WIPING OUT CORRUPTION: Fox has declared rooting out corruption his priority, and that puts him on a collision course with the country's powerful narco-traffickers. Repeated efforts by President Zedillo to clean up law enforcement came to naught as the drug cartels swiftly infiltrated each new incarnation of government "untouchables." Analysts suspected that another six years of the PRI would have left the narcos so firmly entrenched at every level of government that they would have become impossible to eradicate. Fox's plan to create an independent FBI-type organization carefully filtered to find a few good men creates the best hope for putting law enforcement beyond the reach of politicians and gangsters. But Fox has no magic formula to inoculate against the allure of drug money in an impoverished nation, and while success will mean a setback for the traffickers, the economics of the drug trade in Mexican society may weigh against him. VERDICT: A temporary setback for the narcos is probably the best Fox can hope for until the economics of drug trafficking change.

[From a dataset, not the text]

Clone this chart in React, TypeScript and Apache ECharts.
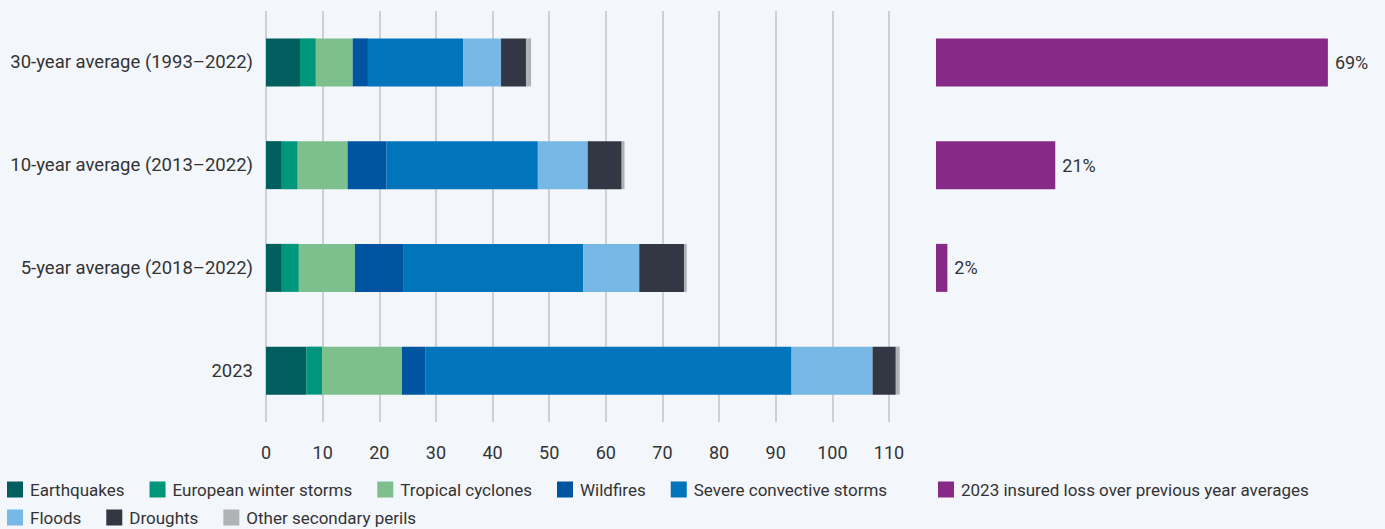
import React, { useEffect, useRef } from "react";
import * as echarts from "echarts";

const categories = [
  "30-year average (1993–2022)",
  "10-year average (2013–2022)",
  "5-year average (2018–2022)",
  "2023",
];
const earthquakes = [6.0, 2.8, 2.8, 7.1];
const europeanWinterStorms = [2.8, 2.8, 3.0, 2.8];
const tropicalCyclones = [6.5, 8.8, 9.9, 14.1];
const wildfires = [2.7, 6.9, 8.5, 4.2];
const severeConvectiveStorms = [16.8, 26.7, 31.8, 64.6];
const floods = [6.7, 8.8, 9.9, 14.3];
const droughts = [4.4, 6.0, 7.9, 4.1];
const otherSecondaryPerils = [0.9, 0.5, 0.5, 0.7];
const increase2023 = [69, 21, 2, null];

const xTicksMax = 110;
const xInterval = 10;

const perilNames = [
  "Earthquakes",
  "European winter storms",
  "Tropical cyclones",
  "Wildfires",
  "Severe convective storms",
  "Floods",
  "Droughts",
  "Other secondary perils",
];
const perilData = [
  earthquakes,
  europeanWinterStorms,
  tropicalCyclones,
  wildfires,
  severeConvectiveStorms,
  floods,
  droughts,
  otherSecondaryPerils,
];
const perilColors = [
  "#005f5e",
  "#00967b",
  "#7dc08e",
  "#0054a0",
  "#0075bb",
  "#78b8e6",
  "#323743",
  "#b0b3b6",
];
const increaseName = "2023 insured loss over previous year averages";

const FONT = "Roboto, 'Noto Sans', sans-serif";
const TEXT = "#333333";
const BG = "#f3f6fb";

export default function App() {
  const ref = useRef<HTMLDivElement>(null);
  useEffect(() => {
    document.body.style.margin = "0";
    document.body.style.background = BG;
    const chart = echarts.init(ref.current!, null, { renderer: "svg" });
    const legendCommon = {
      orient: "horizontal",
      padding: 0,
      itemWidth: 16,
      itemHeight: 16,
      itemGap: 25,
      icon: "rect",
      selectedMode: false,
      textStyle: { fontFamily: FONT, fontSize: 17, color: TEXT, padding: [0, 0, 0, 2] },
    };
    chart.setOption({
      animation: false,
      backgroundColor: BG,
      textStyle: { fontFamily: FONT },
      legend: [
        { ...legendCommon, left: 7, top: 481, data: perilNames.slice(0, 5) },
        { ...legendCommon, left: 7, top: 509, data: perilNames.slice(5) },
        { ...legendCommon, left: 938, top: 481, data: [increaseName] },
      ],
      grid: [
        { left: 266, top: 11, width: 623, height: 411 },
        { left: 936, top: 11, width: 443, height: 411 },
      ],
      xAxis: [
        {
          gridIndex: 0,
          type: "value",
          min: 0,
          max: xTicksMax,
          interval: xInterval,
          axisLine: { show: false },
          axisTick: { show: false },
          axisLabel: { fontFamily: FONT, fontSize: 18, color: TEXT, margin: 21 },
          splitLine: { show: true, lineStyle: { color: "#c0c3c8", width: 1.5 } },
        },
        {
          gridIndex: 1,
          type: "value",
          min: 0,
          max: 78,
          show: false,
          splitLine: { show: false },
        },
      ],
      yAxis: [
        {
          gridIndex: 0,
          type: "category",
          inverse: true,
          data: categories,
          axisLine: { show: false },
          axisTick: { show: false },
          axisLabel: { fontFamily: FONT, fontSize: 18.5, color: TEXT, margin: 13 },
        },
        {
          gridIndex: 1,
          type: "category",
          inverse: true,
          data: categories,
          show: false,
        },
      ],
      series: [
        ...perilNames.map((name, i) => ({
          name,
          type: "bar",
          stack: "losses",
          xAxisIndex: 0,
          yAxisIndex: 0,
          barWidth: 48,
          clip: false,
          data: perilData[i],
          itemStyle: { color: perilColors[i] },
          emphasis: { disabled: true },
        })),
        {
          name: increaseName,
          type: "bar",
          xAxisIndex: 1,
          yAxisIndex: 1,
          barWidth: 48,
          data: increase2023,
          itemStyle: { color: "#872a87" },
          emphasis: { disabled: true },
          label: {
            show: true,
            position: "right",
            distance: 7,
            formatter: "{c}%",
            fontFamily: FONT,
            fontSize: 18,
            color: TEXT,
          },
        },
      ],
    });
    return () => chart.dispose();
  }, []);
  return <div ref={ref} style={{ width: 1385, height: 529, background: BG }} />;
}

HELPING THE POOR: Fox's own populist economic pronouncements — he's vowed not to pass any budget that doesn't concretely aid the poor — aren't exactly conventional wisdom in the corridors of international financial power, and the president-elect's priority is bringing in foreign investment to bump Mexico's 5.6 percent annual growth rate up to 7 percent. That will mean staying with IMF-friendly economic programs for the most part, despite the rhetoric. VERDICT: Don't bet on it.

SLOWING EMIGRATION: While his advocacy of relaxed borders and expanded investment on the Mexican side to stop the northward rush may reflect a thoughtful attempt to address the underlying economics of emigration — Mexicans leave in search of jobs, and they'll keep doing so until they can find work at home, which requires economic development — they're unlikely to raise much enthusiasm in Washington. Still, as the popular candidate of a society hungry for change, he's duty-bound to forcefully assert his nation's interests even when those conflict with those of U.S. presidential candidates. VERDICT: Not for the foreseeable future.

Fox will have many rivers to cross before realizing his promises, but a nation as hungry for change as Mexico was when it went to the polls last weekend may be generous with its honeymoon period. For many Mexicans, after all, it's less important what Fox is than what he isn't — the PRI.